We had very different relationship experiences.
With almost a decade on my side, I definitely had way more dating experience. For example, I’d co-habitated with my ex for 5+ years. He had yet to experience this kind of relationship. With that said, he never judged me for my experiences. He understood and listened with thoughtful curiosity.
I discovered what it’s like to have completely different cultural points of reference.
This became abundantly clear whenever I’d mention something from the ’90s — for example, the time I brought up MC Hammer and he had no idea who I was talking about. All the older music that I still liked listening to, his friends were into “ironically.”
His friends were young, too.
Although my guy was very mature, his age was made apparent when I visited his home and met his friends. How they lived and the things they were into totally brought me back to the days of being a college student — and not necessarily in a good way.
We were in completely different life phases.
Age might only be a number, but life phases are a very real thing. He was still in college student mode and I wasn’t. Because of this, we had different income levels and expectations for social activities. Although we managed to meet in the middle most of the time, our age gap showed when it came to differences in lifestyle.

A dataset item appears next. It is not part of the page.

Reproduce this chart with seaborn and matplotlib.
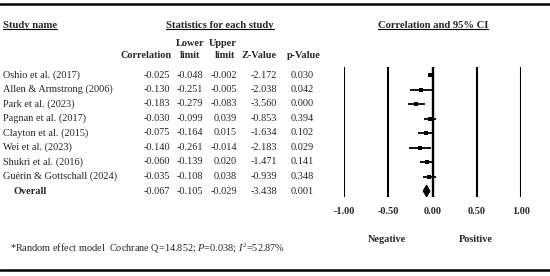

He treated me like a queen.
Despite our obvious differences (which became increasingly clear as the weeks went on), one of the main reasons I’ll never regret dating my younger guy was because he treated me like a queen. He always made me feel respected and wanted, and never let me feel “old.”
Our breakup was mature.
Maybe this is more a testament to who he is as a person than age, but this was one of the easiest, most mature breakups I’ve ever been through. When it became clear that we’d probably not work out, we talked about it and decided to stay friends. No drama. No tears. Although I now can see how mismatched we were, the experience has taught me not to judge a book by it’s freshly minted cover.